With respect to the 15 presentations on the two datasets, I came away with a sense that the Golub et al. data set may have been a bit too 'easy' to analyze. All but two of the speakers focused on this data set and the majority were able to do at least as well as Golub et al. in classifying the test set of leukemias (31/34 patients correctly classified) and many speakers correctly predicted all but one of the subtypes. This led some to question whether the one outlier might not be incorrectly classified clinically. Interestingly, the most accurate analyses were those that focused on a more limited subset of genes than the 50 used by Golub et al., leading several speakers to also suggest that including too many genes in the subset being analyzed results in a reduced ability to discriminate between the two leukemia types. In fact, simply using the expression behavior of only one gene, that encoding zyxin, correctly classified 31 of the 34 patients. It seems clear that as microarrays are used increasingly for clinical diagnosis, learning how to identify which subset of genes to focus on for which diagnostic purpose will become increasingly important.
Although most of the talks were well presented, I will confess to often not having followed their statistical nuances. On the other hand, the panel discussions at the end of each half-day's set of talks were always quite interesting because the questions that arose addressed the many unresolved issues facing those currently developing approaches to microarray analysis. One point that came up repeatedly was the need for replication (for example, there was no replication in the data set of Golub et al.) to get a better sense of the variability associated with the data. This, in turn, led to the observation that in microarray studies, replication is needed for many reasons, including chip-to-chip variability, variability in RNA isolation, and tissue-to-tissue variability along with the related problem of tissue heterogeneity. The panel discussions also repeatedly emphasized the fact that the 'best' approach for analyzing any given data set will be related to the question being asked of that data set - a point that should keep many statisticians occupied for some time to come. For the record, the award for Best Presentation went to Chris Stoeckert (University of Pennsylvania, Philadelphia, USA) who developed a non-parametric approach he named PaGE (Pattern from Gene Expression [http://www.cbil.upenn.edu/PaGE]).

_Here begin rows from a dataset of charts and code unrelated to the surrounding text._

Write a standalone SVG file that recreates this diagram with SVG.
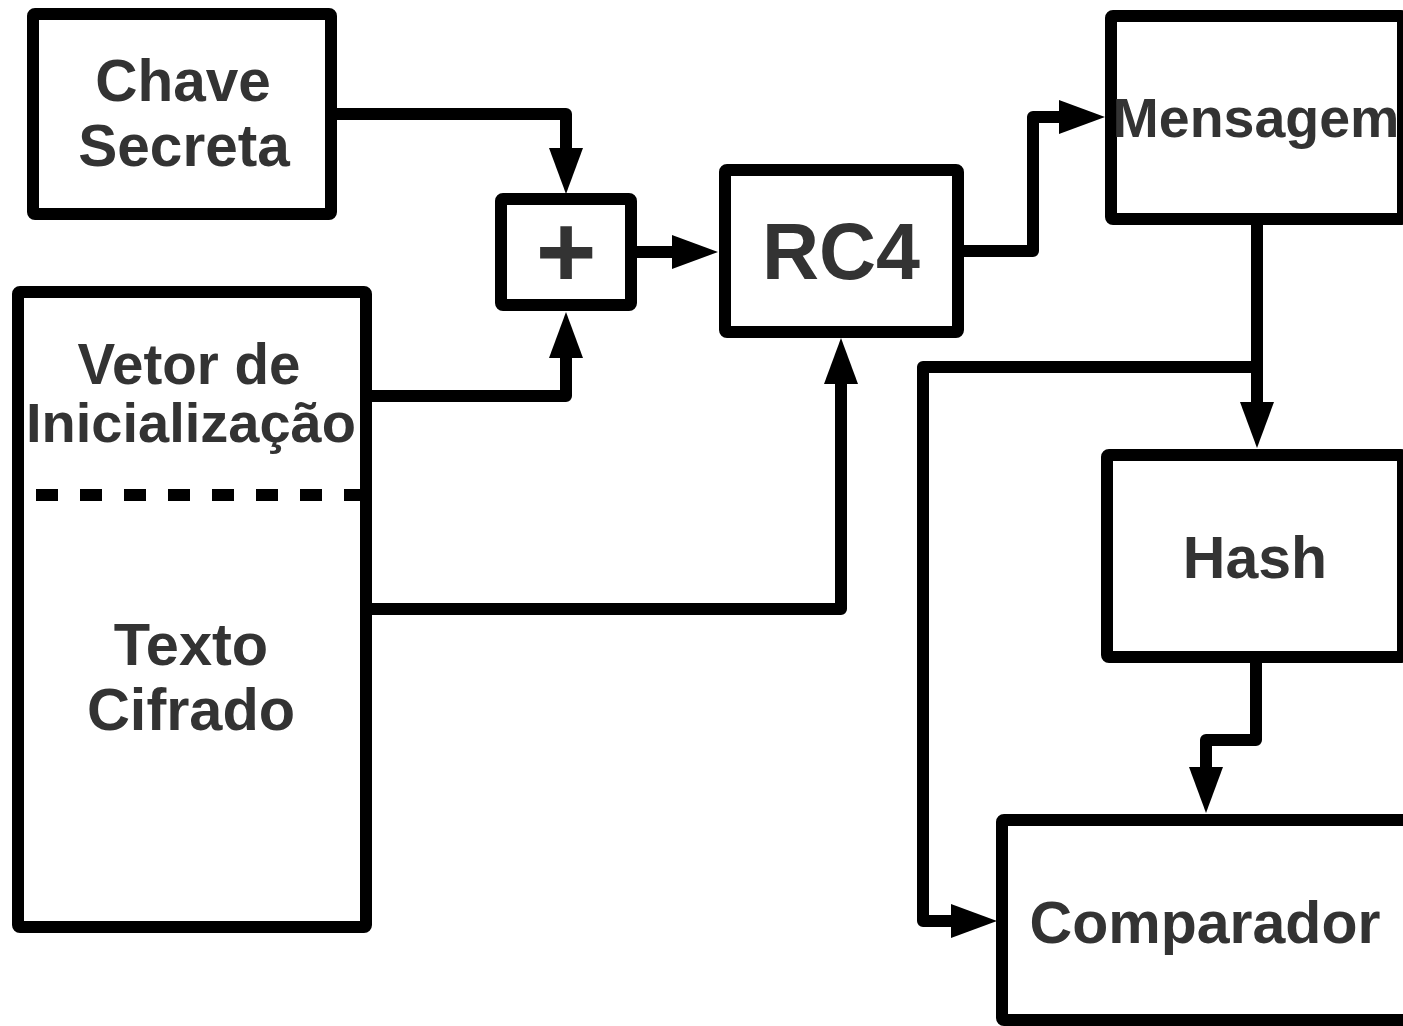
<svg xmlns="http://www.w3.org/2000/svg" width="1403" height="1026" viewBox="0 0 1403 1026">
  <style>
    .box { fill: #ffffff; stroke: #000000; stroke-width: 12; stroke-linejoin: round; }
    .lbl { font-family: "Liberation Sans", Arial, sans-serif; font-weight: bold; fill: #333333; text-anchor: middle; }
    .wire { fill: none; stroke: #000000; stroke-width: 12; stroke-linejoin: round; }
    .dash { fill: none; stroke: #000000; stroke-width: 12; stroke-dasharray: 22 22; }
  </style>
  <defs>
    <marker id="arr" markerUnits="userSpaceOnUse" markerWidth="46" markerHeight="34" refX="2" refY="17" orient="auto">
      <path d="M0,0 L46,17 L0,34 Z" fill="#000000"/>
    </marker>
  </defs>
  <rect width="1403" height="1026" fill="#ffffff"/>

  <g id="connectors">
    <path class="wire" d="M337,114 H566 V150" marker-end="url(#arr)"/>
    <path class="wire" d="M372,396 H566 V356" marker-end="url(#arr)"/>
    <path class="wire" d="M372,609 H841 V382" marker-end="url(#arr)"/>
    <path class="wire" d="M637,252 H674" marker-end="url(#arr)"/>
    <path class="wire" d="M963,251 H1033 V117 H1061" marker-end="url(#arr)"/>
    <path class="wire" d="M1257,225 V404" marker-end="url(#arr)"/>
    <path class="wire" d="M1257,367 H923 V921 H953" marker-end="url(#arr)"/>
    <path class="wire" d="M1256,663 V740 H1206 V769" marker-end="url(#arr)"/>
  </g>

  <g id="chave">
    <rect class="box" x="33" y="14" width="298" height="200" rx="2"/>
    <text class="lbl" x="183" y="101" font-size="58.5">Chave</text>
    <text class="lbl" x="184" y="166" font-size="58.5">Secreta</text>
  </g>

  <g id="pacote">
    <rect class="box" x="18" y="292" width="348" height="635" rx="2"/>
    <line class="dash" x1="36" y1="495" x2="362" y2="495"/>
    <text class="lbl" x="189" y="384" font-size="56.5">Vetor de</text>
    <text class="lbl" x="191" y="442" font-size="56">Inicialização</text>
    <text class="lbl" x="191" y="665" font-size="59.5">Texto</text>
    <text class="lbl" x="191" y="730" font-size="59.5">Cifrado</text>
  </g>

  <g id="soma">
    <rect class="box" x="501" y="199" width="130" height="106" rx="2"/>
    <text class="lbl" x="566" y="287" font-size="104">+</text>
  </g>

  <g id="rc4">
    <rect class="box" x="725" y="170" width="233" height="162" rx="2"/>
    <text class="lbl" x="841" y="279" font-size="79">RC4</text>
  </g>

  <g id="mensagem">
    <rect class="box" x="1111" y="16" width="292" height="203" rx="2"/>
    <text class="lbl" x="1256" y="137" font-size="55.5">Mensagem</text>
  </g>

  <g id="hash">
    <rect class="box" x="1107" y="455" width="296" height="202" rx="2"/>
    <text class="lbl" x="1255" y="578" font-size="59">Hash</text>
  </g>

  <g id="comparador">
    <rect class="box" x="1002" y="820" width="412" height="200" rx="2"/>
    <text class="lbl" x="1205" y="943" font-size="59">Comparador</text>
  </g>
</svg>
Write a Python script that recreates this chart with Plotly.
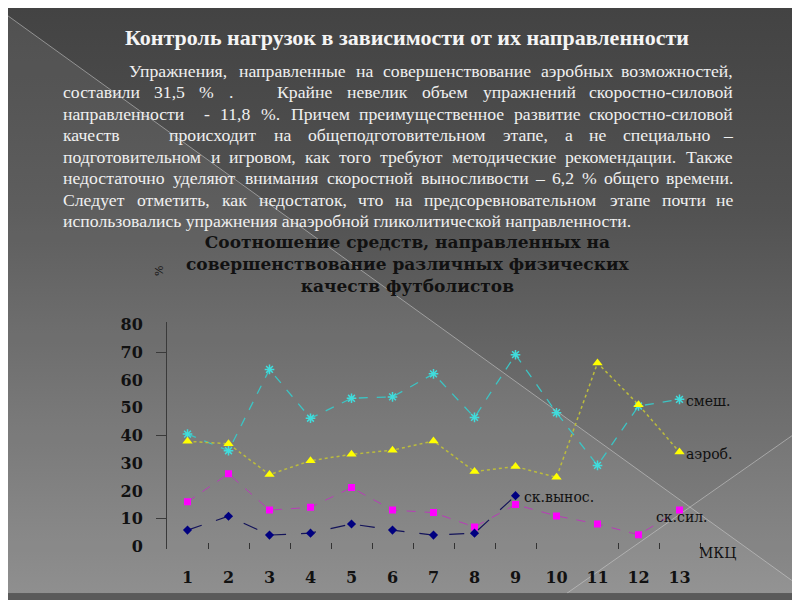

Full details of the conference can be found on the CAMDA 2000 home page [http://bioinformatics.duke.edu/camda/].
Although this meeting represented the first of its kind, it is probably unfortunate that the Golub et al. study was so focused on the specific question of classifying the leukemias, because that drove most of the participants' analyses. Nevertheless, it was a good first effort, and I suspect that additional meetings having this format will appear regularly in the future as mathematical, computer and biological scientists continue to develop and use microarray technology.